Jurors in the murder trial of federal agent Christopher Deedy on Wednesday were finally able to view a much-talked-about security video of the shooting of Kollin Elderts inside a Waikiki McDonald’s.

But the video is of such poor quality that it does little to help jurors see what really happened in the early morning hours of Nov. 5 when the two men scuffled and Deedy shot and killed Elderts.

Deputy Prosecuting Attorney Janice Futa warned jurors during her opening arguments Monday that the video was “frustratingly fuzzy.”

And she was right.

The video is jumpy, and is more consistent with stop-motion imaging in which a photo is taken every one to two seconds and put together like a flipbook than something you’d watch in a movie theater. It’s impossible to tell what is really happening.

But perhaps more importantly, the footage lacks sound. There’s no way to hear what is being said. Did Deedy identify himself as a law enforcement officer, as the defense contends? Or did he simply threaten to shoot Elderts in the face, as the prosecution says?

Deedy’s defense hinges on his convincing the jury he was acting in self defense and the defense of others when he decided to pull the trigger on his Glock 26.

Brawling Begins

Here’s what the video shows:

Deedy and his friends, Adam Gutowski and Jessica West, are at the counter of the Kuhio Avenue McDonald’s at 2:24 a.m. on Nov. 5, 2011 after a night in which they’d been drinking and socializing in Chinatown and Waikiki.

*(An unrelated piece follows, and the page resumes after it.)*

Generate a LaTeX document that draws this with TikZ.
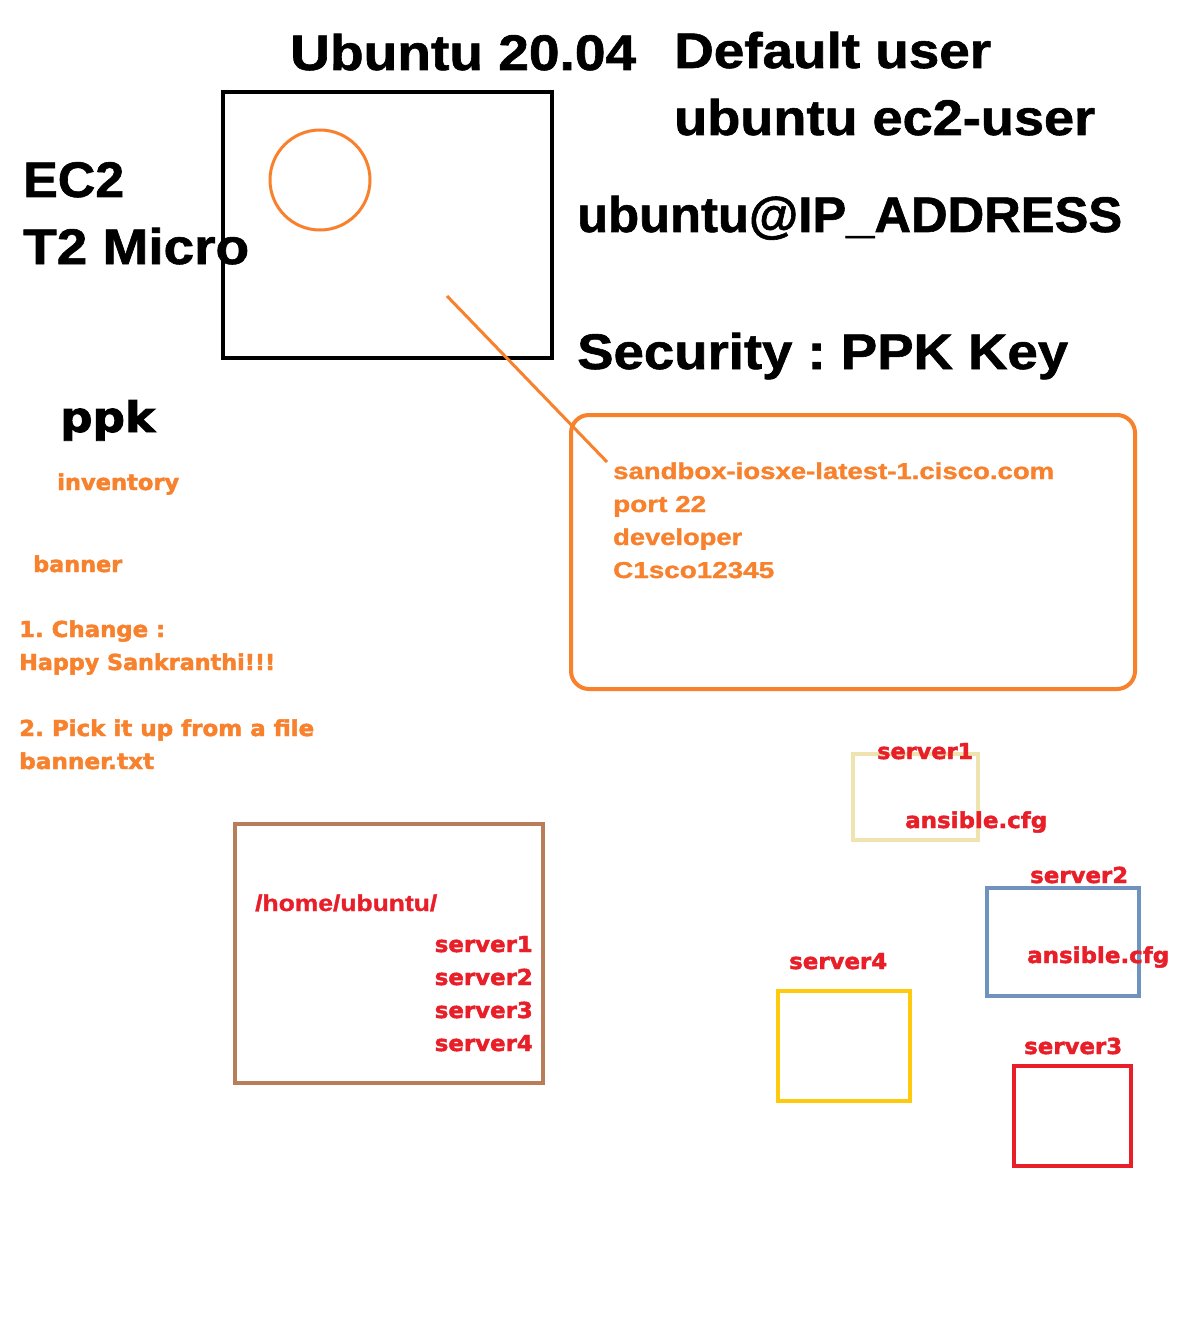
\documentclass[tikz,border=0pt]{standalone}
\usepackage{fontspec}
\usepackage{graphicx}
\setmainfont{Liberation Sans}[BoldFeatures={FakeBold=1.2}]
\newfontfamily\heavyfont{DejaVu Sans}[BoldFeatures={FakeBold=2}]
\newfontfamily\lightbold{Liberation Sans}[BoldFeatures={FakeBold=1.2}]
\frenchspacing
\definecolor{porange}{RGB}{247,129,44}
\definecolor{pred}{RGB}{232,30,40}
\definecolor{pbrown}{RGB}{185,125,90}
\definecolor{pbeige}{RGB}{239,228,176}
\definecolor{pblue}{RGB}{112,146,190}
\definecolor{pyellow}{RGB}{255,201,14}
\newcommand\fitto[2]{\setbox0\hbox{#2}\pgfmathsetmacro\fitratio{#1/\the\wd0}\scalebox{\fitratio}[1]{\box0}}
\tikzset{
  big/.style={font=\fontsize{50}{60}\selectfont\bfseries, anchor=base west, inner sep=0pt, text=black},
  small/.style={font=\lightbold\fontsize{23}{26}\selectfont\bfseries, anchor=base west, inner sep=0pt},
  heavy/.style={font=\heavyfont\fontsize{22}{26}\selectfont\bfseries, anchor=base west, inner sep=0pt},
  frame/.style={draw, line width=4pt, inner sep=0pt},
}
\begin{document}
\begin{tikzpicture}[x=1pt,y=-1pt]
\useasboundingbox[fill=white] (0,0) rectangle (1199,1332);
% shapes
\node[frame, black, minimum width=329pt, minimum height=266pt] (ec2) at (387.5,225) {};
\node[draw=porange, line width=3pt, circle, minimum size=100pt, inner sep=0pt] (disk) at (320,180) {};
\node[frame, draw=porange, rounded corners=18pt, minimum width=564pt, minimum height=274pt] (conn) at (853,552) {};
\coordinate (lineA) at (447,296);
\coordinate (lineB) at (607,462);
\draw[porange, line width=3pt] (lineA) -- (lineB);
\node[frame, draw=pbrown, minimum width=308pt, minimum height=259pt] (home) at (389,953.5) {};
\node[frame, draw=pbeige, minimum width=125pt, minimum height=86pt] (s1box) at (915.5,797) {};
\node[frame, draw=pblue, minimum width=152pt, minimum height=108pt] (s2box) at (1063,942) {};
\node[frame, draw=pyellow, minimum width=132pt, minimum height=110pt] (s4box) at (844,1046) {};
\node[frame, draw=pred, minimum width=117pt, minimum height=100pt] (s3box) at (1072.5,1116) {};
% black titles
\node[big] (ubuntu) at (290,70) {\fitto{346}{Ubuntu 20.04}};
\node[big] (defuser) at (674,68) {\fitto{317}{Default user}};
\node[big] (users) at (674,135) {\fitto{421}{ubuntu ec2-user}};
\node[big] (ectwo) at (23,197) {\fitto{101}{EC2}};
\node[big] (micro) at (23,264) {\fitto{226}{T2 Micro}};
\node[big] (login) at (577,232) {\fitto{545}{ubuntu@IP\_ADDRESS}};
\node[big] (security) at (577,369) {\fitto{491}{Security : PPK Key}};
\node[font=\heavyfont\fontsize{42}{50}\selectfont\bfseries, anchor=base west, inner sep=0pt] (ppk) at (60,432) {\fitto{95}{ppk}};
% orange connection details
\node[small, text=porange] (host) at (613,479) {\fitto{441}{sandbox-iosxe-latest-1.cisco.com}};
\node[small, text=porange] (port) at (613,512) {\fitto{93}{port 22}};
\node[small, text=porange] (dev) at (613,545) {\fitto{129}{developer}};
\node[small, text=porange] (pass) at (613,578) {\fitto{161}{C1sco12345}};
% orange left notes
\node[heavy, text=porange] (inv) at (57,490) {\fitto{122}{inventory}};
\node[heavy, text=porange] (banner) at (33,572) {\fitto{89}{banner}};
\node[heavy, text=porange] (chg) at (19,637) {\fitto{146}{1. Change :}};
\node[heavy, text=porange] (happy) at (19,670) {\fitto{256}{Happy Sankranthi!!!}};
\node[heavy, text=porange] (pick) at (19,736) {\fitto{295}{2. Pick it up from a file}};
\node[heavy, text=porange] (btxt) at (19,769) {\fitto{135}{banner.txt}};
% red home listing
\node[small, text=pred] (homepath) at (255,911) {\fitto{182}{/home/ubuntu/}};
\node[heavy, text=pred, anchor=base east] (ls1) at (533,952) {\fitto{98}{server1}};
\node[heavy, text=pred, anchor=base east] (ls2) at (533,985) {\fitto{98}{server2}};
\node[heavy, text=pred, anchor=base east] (ls3) at (533,1018) {\fitto{98}{server3}};
\node[heavy, text=pred, anchor=base east] (ls4) at (533,1051) {\fitto{98}{server4}};
% server labels
\node[heavy, text=pred] (s1lab) at (877,759) {\fitto{96}{server1}};
\node[heavy, text=pred] (s1cfg) at (905,828) {\fitto{142}{ansible.cfg}};
\node[heavy, text=pred] (s2lab) at (1030,883) {\fitto{98}{server2}};
\node[heavy, text=pred] (s2cfg) at (1027,963) {\fitto{142}{ansible.cfg}};
\node[heavy, text=pred] (s4lab) at (789,969) {\fitto{98}{server4}};
\node[heavy, text=pred] (s3lab) at (1024,1054) {\fitto{98}{server3}};
\end{tikzpicture}
\end{document}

Twelve minutes later, at about 2:36 a.m., Elderts and his friend Shane Medeiros walk into the restaurant, passing Deedy and his friends on the way to the counter. While ordering, Elderts and Medeiros start talking to another customer, Michel Perrine, who was also at the counter ordering food.

Perrine sits at a table by himself. Elderts sits down at another table about 10 feet away and in the middle of the restaurant.

A few minutes later, at 2:40 a.m., Deedy approaches Elderts. Deedy is wearing a light-colored button-up shirt and his hands are in the pockets of his shorts.

About a minute later Elderts is on his feet and West is next to Deedy, facing him. Medeiros comes up, too.

This is when the fracas begins. Customers are all around. Some try to intervene.

Deedy appears to kick Elderts, who then charges at the federal agent. Medeiros and Gutowski grapple.

Elderts throws Deedy to the ground, when he gets up they’re back together, Deedy moving backwards and Elderts with what looks like a cocked fist.

Within seconds the two are on the floor, out of sight near the counter. It’s 2:42 a.m.

You can’t tell when Deedy fires the gun. The only clear indication is cringes from bystanders and witnesses covering their ears.

In all, three shots are fired. One hits Elderts in the chest.

At 2:43 a.m., Deedy rises from the ground, the front of his shirt stained with blood. Elderts had fallen on top of him as they tumbled to the ground.

Police arrive at 2:45 a.m.

An Impending Debate

Jurors are now in the position of trying to figure out what actually happened in McDonald’s that early Saturday morning. Attorneys plan to call witnesses who will explain what they saw in an effort to match their testimony to what can be seen on the video.

The defense says Deedy was simply protecting Perrine from bullies and only responded with deadly force when he and Gutowski were attacked by Elderts and Medeiros, who had been threatening them.

Deedy argues that it was his duty as a law enforcement officer to step in to protect Perrine and his friends. One narrative Hart hopes to build is that Elderts was going for Deedy’s gun while they fought.

Futa, on the other hand, is trying to prove that Deedy was drunk and looking for a fight when he approached Elderts. Part of this argument will likely hinge on the fact that Deedy appears to have kicked Elderts. Deedy, of course, describes it as a defensive maneuver.

Futa has also raised the notion that Deedy could not have been acting as a law enforcement official based on U.S. State Department rules that say he shouldn’t have been armed while under the influence.

Deedy was in Honolulu as part of a diplomatic security detail for the Asia-Pacific Economic Cooperation summit.